Il discorso non contiene molti nuovi particolari, anche perché risponde alla necessità di «navigare» fra la speranza e il realismo, fra una visione precisa e articolata e il desiderio di forgiare una collaborazione al di sopra dei partiti di cui finora non si hanno molti segni. Lo ha dimostrato una volta di più la risposta «ufficiale» del Partito repubblicano, affidata a colui che dovrebbe esserne l’astro nascente, il nuovo governatore della Louisiana Bobby Jindal, un «emergente» di origini indiane, ma saldamente collocato nell’ala più di destra dell’opposizione; al punto da aver annunciato che, in segno di protesta per lo stimolo troppo «spendaccione» approntato dai democratici, la Louisiana rifiuterà parte degli stanziamenti federali.

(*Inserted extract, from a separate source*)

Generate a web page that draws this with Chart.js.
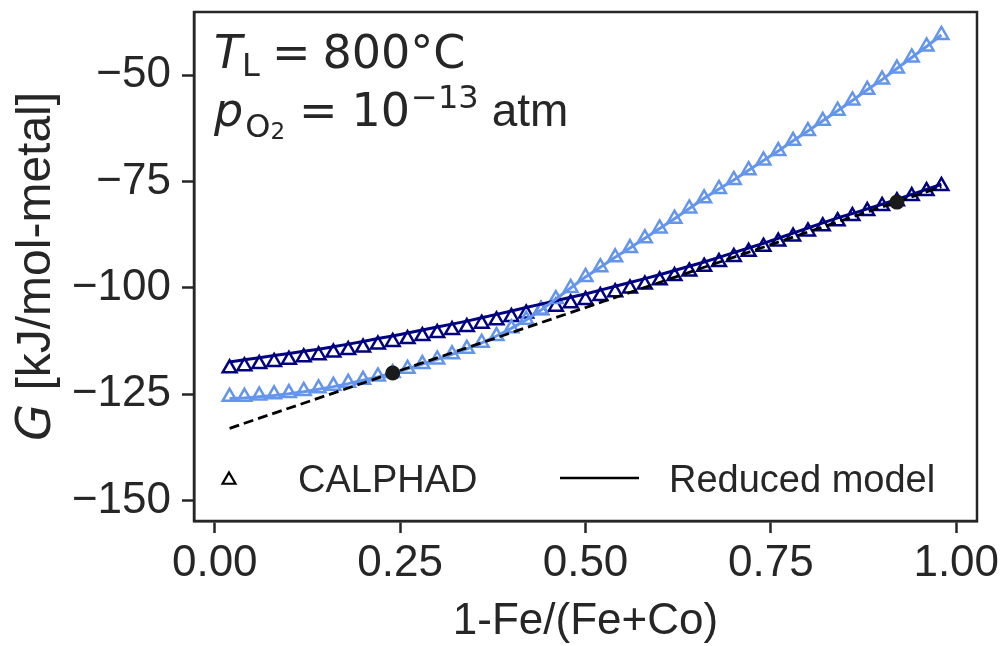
<!DOCTYPE html>
<html>
<head>
<meta charset="utf-8">
<script src="https://cdn.jsdelivr.net/npm/chart.js@4.4.1/dist/chart.umd.min.js"></script>
<style>
  html, body { margin: 0; padding: 0; background: #ffffff; }
  #wrap { width: 1001px; height: 646px; }
</style>
</head>
<body>
<div id="wrap"><canvas id="chart" width="1001" height="646"></canvas></div>
<script>
// Composition axis: 1 - Fe/(Fe+Co)
const composition = [
  0.02, 0.04, 0.06, 0.08, 0.10, 0.12, 0.14, 0.16, 0.18, 0.20,
  0.22, 0.24, 0.26, 0.28, 0.30, 0.32, 0.34, 0.36, 0.38, 0.40,
  0.42, 0.44, 0.46, 0.48, 0.50, 0.52, 0.54, 0.56, 0.58, 0.60,
  0.62, 0.64, 0.66, 0.68, 0.70, 0.72, 0.74, 0.76, 0.78, 0.80,
  0.82, 0.84, 0.86, 0.88, 0.90, 0.92, 0.94, 0.96, 0.98
];

// Light-blue phase, Gibbs energy [kJ/mol-metal]
const lightCalphad = [
  -125.6, -125.6, -125.3, -125.0, -124.7, -124.2, -123.6, -123.0, -122.3, -121.6,
  -120.8, -120.0, -119.0, -117.9, -116.8, -115.6, -114.3, -112.9, -111.3, -109.5,
  -107.5, -105.2, -102.6, -100.0, -97.4, -95.1, -92.8, -90.6, -88.3, -86.0,
  -83.7, -81.3, -78.9, -76.7, -74.6, -72.3, -70.0, -67.8, -65.4, -63.1,
  -60.7, -58.3, -55.9, -53.4, -51.0, -48.4, -45.8, -43.2, -40.5
];
const lightModel = [
  -126.0, -125.9, -125.6, -125.3, -124.9, -124.4, -123.8, -123.2, -122.5, -121.7,
  -120.9, -120.0, -119.0, -117.9, -116.8, -115.6, -114.3, -112.9, -111.3, -109.5,
  -107.5, -105.2, -102.6, -100.0, -97.4, -95.1, -92.8, -90.6, -88.3, -86.0,
  -83.7, -81.3, -78.9, -76.7, -74.6, -72.3, -70.0, -67.8, -65.4, -63.1,
  -60.7, -58.3, -55.9, -53.4, -51.0, -48.4, -45.8, -43.2, -40.5
];

// Navy phase, Gibbs energy [kJ/mol-metal]
const navyCalphad = [
  -118.9, -118.4, -117.9, -117.4, -116.9, -116.3, -115.8, -115.2, -114.6, -114.0,
  -113.3, -112.7, -112.0, -111.3, -110.6, -109.9, -109.2, -108.4, -107.6, -106.8,
  -106.0, -105.2, -104.4, -103.6, -102.8, -101.9, -101.0, -100.1, -99.2, -98.2,
  -97.2, -96.1, -95.0, -93.9, -92.7, -91.5, -90.3, -89.1, -87.9, -86.7,
  -85.5, -84.3, -83.1, -81.9, -80.7, -79.6, -78.4, -77.2, -76.0
];
const navyModel = [
  -117.4, -116.9, -116.4, -115.9, -115.4, -114.9, -114.4, -113.8, -113.2, -112.6,
  -111.9, -111.3, -110.6, -109.9, -109.2, -108.5, -107.8, -107.0, -106.2, -105.4,
  -104.6, -103.8, -103.0, -102.2, -101.4, -100.5, -99.6, -98.7, -97.8, -96.9,
  -95.9, -94.9, -93.9, -92.8, -91.7, -90.6, -89.5, -88.3, -87.1, -85.9,
  -84.7, -83.5, -82.5, -81.4, -80.3, -79.2, -78.0, -76.8, -75.6
];

// Common tangent and its contact points
const tangentX = [0.02, 0.98];
const tangentG = [-133.0, -76.2];
const contactX = [0.24, 0.92];
const contactG = [-120.0, -79.8];

// Axis ticks and labels
const xTickValues = [0, 0.25, 0.5, 0.75, 1];
const yTickValues = [-150, -125, -100, -75, -50];
const legendLabels = ['CALPHAD', 'Reduced model'];
const xTitleText = '1-Fe/(Fe+Co)';
const yTitleSymbol = 'G';
const yTitleUnit = ' [kJ/mol-metal]';

const INK = '#262626';
const LIGHT = '#6495ED';
const NAVY = '#000080';
const SANS = '"Liberation Sans", Arial, sans-serif';
const MATH = '"DejaVu Sans", sans-serif';

function pairs(xs, ys) {
  return xs.map((x, i) => ({ x: x, y: ys[i] }));
}

function markerSet(label, ys, color) {
  return {
    label: label,
    data: pairs(composition, ys),
    showLine: false,
    pointStyle: 'triangle',
    pointRadius: 8,
    pointHoverRadius: 8,
    pointBorderWidth: 2.5,
    pointBorderColor: color,
    pointBackgroundColor: 'rgba(0,0,0,0)',
    borderColor: color,
    order: 3
  };
}

function lineSet(label, ys, color) {
  return {
    label: label,
    data: pairs(composition, ys),
    showLine: true,
    pointRadius: 0,
    pointHoverRadius: 0,
    borderColor: color,
    borderWidth: 3,
    tension: 0,
    fill: false,
    order: 2
  };
}

// Draws the run of text pieces one after another on a common line
function drawRuns(ctx, x, y, runs) {
  let cx = x;
  runs.forEach(r => {
    ctx.font = r.font;
    const px = cx + (r.dx || 0);
    ctx.fillText(r.text, px, y + (r.dy || 0));
    cx = px + ctx.measureText(r.text).width;
  });
}

const decorations = {
  id: 'decorations',
  afterDraw(chart) {
    const ctx = chart.ctx;
    const a = chart.chartArea;
    ctx.save();

    // full frame
    ctx.strokeStyle = INK;
    ctx.lineWidth = 2.5;
    ctx.strokeRect(a.left, a.top, a.right - a.left, a.bottom - a.top);

    ctx.fillStyle = INK;
    ctx.textBaseline = 'alphabetic';
    ctx.textAlign = 'left';

    // y axis title, rotated
    ctx.save();
    ctx.translate(50, (a.top + a.bottom) / 2);
    ctx.rotate(-Math.PI / 2);
    const fG = 'italic 48px ' + MATH;
    const fU = '48px ' + SANS;
    ctx.font = fG;
    const wG = ctx.measureText(yTitleSymbol).width;
    ctx.font = fU;
    const wU = ctx.measureText(yTitleUnit).width;
    drawRuns(ctx, -(wG + wU) / 2, 0, [
      { text: yTitleSymbol, font: fG },
      { text: yTitleUnit, font: fU }
    ]);
    ctx.restore();

    // x axis title
    ctx.font = '44px ' + SANS;
    ctx.textAlign = 'center';
    ctx.fillText(xTitleText, (a.left + a.right) / 2, 634);
    ctx.textAlign = 'left';

    // condition annotations
    const big = '46px ' + MATH;
    const bigIt = 'italic 46px ' + MATH;
    const sub = '32px ' + MATH;
    const subsub = '23px ' + MATH;
    const x0 = a.left + 20;
    drawRuns(ctx, x0, 68, [
      { text: 'T', font: bigIt },
      { text: 'L', font: sub, dy: 8 },
      { text: '=', font: big, dx: 12 },
      { text: '800°C', font: big, dx: 12 }
    ]);
    drawRuns(ctx, x0, 126, [
      { text: 'p', font: bigIt },
      { text: 'O', font: sub, dx: 2, dy: 11 },
      { text: '2', font: subsub, dy: 13 },
      { text: '=', font: big, dx: 14 },
      { text: '10', font: big, dx: 14 },
      { text: '−13', font: sub, dy: -18, dx: 1 },
      { text: 'atm', font: '46px ' + SANS, dx: 13 }
    ]);

    // legend
    ctx.strokeStyle = '#000000';
    ctx.lineWidth = 2.2;
    const tx = 229, ty = 480, r = 7.5;
    ctx.beginPath();
    ctx.moveTo(tx, ty - r);
    ctx.lineTo(tx + r * Math.sin(2 * Math.PI / 3), ty + r / 2);
    ctx.lineTo(tx - r * Math.sin(2 * Math.PI / 3), ty + r / 2);
    ctx.closePath();
    ctx.stroke();
    ctx.lineWidth = 2.5;
    ctx.beginPath();
    ctx.moveTo(560, 478);
    ctx.lineTo(639, 478);
    ctx.stroke();
    ctx.font = '38px ' + SANS;
    ctx.fillStyle = INK;
    ctx.fillText(legendLabels[0], 298, 492);
    ctx.fillText(legendLabels[1], 669, 492);

    ctx.restore();
  }
};

const tickFont = { family: SANS, size: 44 };

new Chart(document.getElementById('chart'), {
  type: 'scatter',
  data: {
    datasets: [
      {
        label: 'contact points',
        data: pairs(contactX, contactG),
        showLine: false,
        pointStyle: 'circle',
        pointRadius: 7.5,
        pointHoverRadius: 7.5,
        pointBackgroundColor: '#1a1a1a',
        pointBorderColor: '#1a1a1a',
        pointBorderWidth: 0,
        order: 0
      },
      {
        label: 'common tangent',
        data: pairs(tangentX, tangentG),
        showLine: true,
        pointRadius: 0,
        pointHoverRadius: 0,
        borderColor: '#000000',
        borderWidth: 2.8,
        borderDash: [10, 5],
        order: 1
      },
      lineSet('light model', lightModel, LIGHT),
      lineSet('navy model', navyModel, NAVY),
      markerSet('light CALPHAD', lightCalphad, LIGHT),
      markerSet('navy CALPHAD', navyCalphad, NAVY)
    ]
  },
  options: {
    responsive: false,
    animation: false,
    devicePixelRatio: 1,
    layout: { padding: { top: 12, right: 24, left: 0, bottom: 0 } },
    plugins: {
      legend: { display: false },
      tooltip: { enabled: false }
    },
    scales: {
      x: {
        type: 'linear',
        min: -0.028,
        max: 1.028,
        afterBuildTicks: s => { s.ticks = xTickValues.map(v => ({ value: v })); },
        afterFit: s => { s.height = 125; s.paddingLeft = 0; s.paddingRight = 0; },
        ticks: {
          font: tickFont,
          color: INK,
          padding: 4,
          maxRotation: 0,
          autoSkip: false,
          callback: v => Number(v).toFixed(2)
        },
        grid: {
          drawOnChartArea: false,
          drawTicks: true,
          tickLength: 12,
          tickWidth: 2.5,
          tickColor: INK
        },
        border: { display: true, color: INK, width: 2.5 }
      },
      y: {
        type: 'linear',
        min: -154.8,
        max: -35.1,
        afterBuildTicks: s => { s.ticks = yTickValues.map(v => ({ value: v })); },
        afterFit: s => { s.width = 194; s.paddingTop = 0; s.paddingBottom = 0; },
        ticks: {
          font: tickFont,
          color: INK,
          padding: 11,
          autoSkip: false,
          callback: v => (v < 0 ? '−' + Math.abs(v) : String(v))
        },
        grid: {
          drawOnChartArea: false,
          drawTicks: true,
          tickLength: 12,
          tickWidth: 2.5,
          tickColor: INK
        },
        border: { display: true, color: INK, width: 2.5 }
      }
    }
  },
  plugins: [decorations]
});
</script>
</body>
</html>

Una presa di posizione dimostrativa ed estrema, destinata a suscitare critiche in Louisiana e comunque non condivisa dalla grande maggioranza degli altri governatori repubblicani, guidati dal più importante, bisognoso e «beneficato» di tutti, Arnold Schwarzenegger della California. Anzi nel Partito repubblicano si delinea una frattura, con i governatori degli Stati che appoggiano i piani di Obama e i membri del Congresso che vi sono compattamente e rigidamente ostili. Quasi fra le righe, stavolta, la politica estera.

L’annuncio più importante riguarda l’Irak: il ritiro delle truppe combattenti americane sarà completato l’anno prossimo, nell’arco di 19 invece che di 16 mesi. Resteranno forze non di combattimento, forse decine di migliaia.